『読売新聞』2006年12月28日付

東大解剖──第2部(8)
ミニ原子炉でプロ養成


原子力関連施設が集中する茨城県東海村で、東京大学の原子力施設は、日本原子力研究開発機構と核物質管理センター、日本原子力発電に挟まれるようにある。

施設の主役は、熱出力がこたつ3個分の2キロ・ワットという原子炉「弥生」。商業用なら300万キロ・ワットも珍しくないだけに、飛び切りの「かわいらしさ」だ。少しずつしか燃えないため、茶筒1本分のウラン燃料で千年間運転できる。放射性廃棄物もほとんど出ない。

それでも、厳しい規制は商業用原子炉と基本的に同じだ。国際原子力機関(IAEA)や国、県の検査も受ける。事務棟から廊下続きの原子炉の制御室は、複数の鉄格子の扉でブロックされ、運転を停止する夜間も、教職員が交代で寝ずの番をする。「東大で最も警備が厳重な場所かもしれません」と、鈴木晶大(あきひろ)・助教授(35)は説明する。





昨春、この施設に原子力のプロを養成する国内初の専門職大学院「原子力専攻」が誕生した。在籍するのは電力会社や官庁などから派遣された社会人ら17人。東大の学科や専攻に「原子力」が復活するのは12年ぶりだ。

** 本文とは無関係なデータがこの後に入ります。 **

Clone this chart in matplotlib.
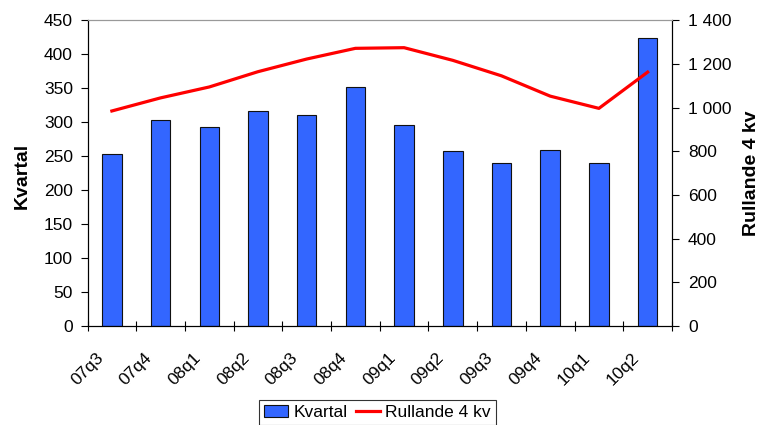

原子力事故などによる学生人気の低迷で1993年、工学部原子力工学科はシステム量子工学科に、大学院の原子力専攻も同様の専攻に名前が変わった。教育内容も「原子力離れ」が進んだ。他大学もこうした流れに追随し、新しい原子力の教科書もこの20年間、ほとんど発刊されていない。

「原子力は、個別の知識だけでなく、全体を分かっている人材が絶対に必要」と班目(まだらめ)春樹原子力専攻長(58)。原子力の人材や学問体系が途絶えてしまう危機感が専門職大学院設置を後押しした。

日本原子力研究開発機構も全面的に支援。大学院生は週2回は隣接する同機構で実験、実習をする。

もちろん、「弥生」も実際に動かす。機械工学を学び、日立製作所で原発の配管設計をしていた三宅基寛さん(28)は、「ボタン操作一つで、中性子の量が大きく変化する。生き物のよう」と本物の迫力を語る。

「分野の違う仲間が一緒に学ぶのが何よりの財産」と経済産業省で原発規制に携わっていた沖田真一さん(35)。





「弥生」は、構造が簡単で、教育に適しているばかりでなく、通常の原子炉のように冷却に水を使わない特殊な方式のため、中性子を高速のまま取り出して実験することができる。核融合炉や高速増殖炉など、未来の原子炉の研究や、高速中性子を使った新材料の実験も行われる。

ただ、原子炉の運営経費は年1億円以上。工学系研究科の各専攻の中で突出した「ぜいたくな施設」でもある。廃止が相次ぐなど、大学の原子炉を取り巻く環境は厳しいが、鈴木助教授は「原子力はこれからも必要な分野。東大でしかできないこともある」と大学で原子力の研究をする意義を強調している。(杉森純)

原子炉を持つのは3大学 大学で原子炉を持つのは、東大のほか、京大(「KUR」と臨界実験装置「KUCA」)と近畿大。かつては武蔵工業大と立教大も原子炉を所有していたが、それぞれ1989年と2001年に運転を停止し、現在解体中だ。国内の試験研究用原子炉施設は15基あり、日本原子力研究開発機構が10基を所有、東芝も臨界実験装置を持っている。